STATED PROBLEM: Skip all pictures, then print the remaining material exactly.

AVAILABLE DATA:
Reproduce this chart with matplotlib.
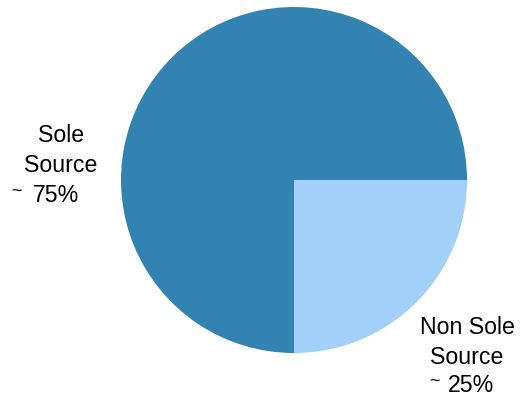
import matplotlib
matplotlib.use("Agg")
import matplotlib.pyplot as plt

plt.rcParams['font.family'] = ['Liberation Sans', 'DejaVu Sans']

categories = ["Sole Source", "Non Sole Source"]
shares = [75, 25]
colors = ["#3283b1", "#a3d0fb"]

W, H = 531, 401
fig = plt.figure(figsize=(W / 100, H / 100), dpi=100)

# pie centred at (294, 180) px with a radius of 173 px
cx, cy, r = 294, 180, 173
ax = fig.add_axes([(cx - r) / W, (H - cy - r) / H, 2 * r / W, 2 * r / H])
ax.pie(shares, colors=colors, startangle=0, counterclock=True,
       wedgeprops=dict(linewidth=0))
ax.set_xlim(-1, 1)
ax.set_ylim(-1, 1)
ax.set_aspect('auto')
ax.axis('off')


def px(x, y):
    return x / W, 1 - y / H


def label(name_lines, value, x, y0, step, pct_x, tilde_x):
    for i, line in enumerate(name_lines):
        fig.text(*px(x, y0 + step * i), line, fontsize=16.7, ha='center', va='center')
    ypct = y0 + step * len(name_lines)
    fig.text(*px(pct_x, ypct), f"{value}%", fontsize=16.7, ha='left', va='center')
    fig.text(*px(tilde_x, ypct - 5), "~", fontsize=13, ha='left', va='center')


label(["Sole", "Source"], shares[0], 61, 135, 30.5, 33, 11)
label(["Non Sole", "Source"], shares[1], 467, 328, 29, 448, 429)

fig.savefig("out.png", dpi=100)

TASK ANSWER:
Reproduce this chart with matplotlib.
import matplotlib
matplotlib.use("Agg")
import matplotlib.pyplot as plt

plt.rcParams['font.family'] = ['Liberation Sans', 'DejaVu Sans']

categories = ["Sole Source", "Non Sole Source"]
shares = [75, 25]
colors = ["#3283b1", "#a3d0fb"]

W, H = 531, 401
fig = plt.figure(figsize=(W / 100, H / 100), dpi=100)

# pie centred at (294, 180) px with a radius of 173 px
cx, cy, r = 294, 180, 173
ax = fig.add_axes([(cx - r) / W, (H - cy - r) / H, 2 * r / W, 2 * r / H])
ax.pie(shares, colors=colors, startangle=0, counterclock=True,
       wedgeprops=dict(linewidth=0))
ax.set_xlim(-1, 1)
ax.set_ylim(-1, 1)
ax.set_aspect('auto')
ax.axis('off')


def px(x, y):
    return x / W, 1 - y / H


def label(name_lines, value, x, y0, step, pct_x, tilde_x):
    for i, line in enumerate(name_lines):
        fig.text(*px(x, y0 + step * i), line, fontsize=16.7, ha='center', va='center')
    ypct = y0 + step * len(name_lines)
    fig.text(*px(pct_x, ypct), f"{value}%", fontsize=16.7, ha='left', va='center')
    fig.text(*px(tilde_x, ypct - 5), "~", fontsize=13, ha='left', va='center')


label(["Sole", "Source"], shares[0], 61, 135, 30.5, 33, 11)
label(["Non Sole", "Source"], shares[1], 467, 328, 29, 448, 429)

fig.savefig("out.png", dpi=100)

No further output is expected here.